Pero no nos equivoquemos, ni subestimemos a una mujer que, sin duda alguna, si algo ha demostrado en esta batalla por el Palacio de Nariño es que sabe hacer política; política a la colombiana. Íngrid ha dado muestras de traición, oportunismo, egoísmo, todas las características de un buen patriarca electoral criollo. Supo torpedear lo suficientemente la coalición del centro y quedarse con algunos supuestos votos. Los acusó públicamente de clientelistas y corruptos, para ahora acercarse al Centro Democrático, o a la casa política que se le arrime y le sume apoyo sin importar cómo lo consiga. 

Íngrid se convirtió en todo lo que prometió acabar cuando inició su carrera política. Ahora nos explica que la maquinaria está “por todos lados, pero en cada partido hay gente que las rechaza”. Qué cara dura se debe tener para dar semejantes volteretas sin despeinarse. Tampoco le importa poner el peligro la valiosa curul de Humberto De La Calle en el Congreso, con tal de avanzar su candidatura, que no tiene posibilidad alguna. Primero ella, luego ella y siempre ella.   

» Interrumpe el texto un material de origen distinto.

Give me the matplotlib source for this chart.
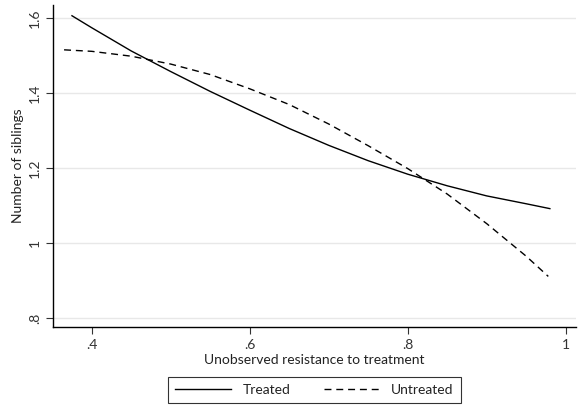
import matplotlib
matplotlib.use('Agg')
import matplotlib.pyplot as plt

plt.rcParams['font.family'] = ['Lato', 'DejaVu Sans']

# Curvas
x_treated = [0.375, 0.40, 0.45, 0.50, 0.55, 0.60, 0.65, 0.70, 0.75, 0.80, 0.85, 0.90, 0.95, 0.98]
y_treated = [1.607, 1.575, 1.513, 1.458, 1.405, 1.355, 1.306, 1.261, 1.220, 1.184, 1.153, 1.126, 1.105, 1.092]

x_untreated = [0.365, 0.40, 0.45, 0.50, 0.55, 0.60, 0.65, 0.70, 0.75, 0.80, 0.85, 0.90, 0.95, 0.978]
y_untreated = [1.516, 1.512, 1.499, 1.478, 1.450, 1.412, 1.370, 1.318, 1.260, 1.199, 1.131, 1.052, 0.965, 0.911]

xticks = [0.4, 0.6, 0.8, 1.0]
xtick_labels = ['.4', '.6', '.8', '1']
yticks = [0.8, 1.0, 1.2, 1.4, 1.6]
ytick_labels = ['.8', '1', '1.2', '1.4', '1.6']

fig = plt.figure(figsize=(5.8, 4.07), dpi=100)
ax = fig.add_axes([0.0914, 0.1966, 0.9016, 0.7914])

ax.plot(x_treated, y_treated, color='black', lw=1.0, label='Treated')
ax.plot(x_untreated, y_untreated, color='black', lw=1.0, ls=(0, (5, 3.5)), label='Untreated')

ax.set_xlim(0.351, 1.013)
ax.set_ylim(0.776, 1.636)
ax.set_xticks(xticks)
ax.set_xticklabels(xtick_labels)
ax.set_yticks(yticks)
ax.set_yticklabels(ytick_labels, rotation=90, va='center')
ax.grid(axis='y', color='#e8e8e8', lw=1.0)
ax.set_axisbelow(True)

for s in ['top', 'right']:
    ax.spines[s].set_visible(False)
for s in ['left', 'bottom']:
    ax.spines[s].set_linewidth(1.0)
ax.tick_params(direction='out', length=5, width=0.8, labelsize=10, colors='#333333', labelcolor='#333333')

ax.set_xlabel('Unobserved resistance to treatment', fontsize=10, labelpad=2, color='#222222')
ax.set_ylabel('Number of siblings', fontsize=10, labelpad=4, color='#222222')

leg = ax.legend(loc='upper center', bbox_to_anchor=(0.5, -0.135), ncol=2, frameon=True,
                fancybox=False, edgecolor='black', fontsize=10, handlelength=4.0,
                handletextpad=0.85, columnspacing=2.4, borderpad=0.5)
leg.get_frame().set_linewidth(0.8)
for t in leg.get_texts():
    t.set_color('#222222')

fig.savefig('out.png', dpi=100)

Volví al libro para ver si encontraba de nuevo a la mujer que escribió ese audaz texto que me marcó. Y parecía premonitorio, pues Betancourt explicaba como la miraban en ocasiones sus crueles captores: “Yo era una mujer peligrosa. Los papeles se habían invertido subrepticiamente: de víctima pasaba a ser una mujer temida: era una 'política'”. Y en eso terminó teniendo toda la razón.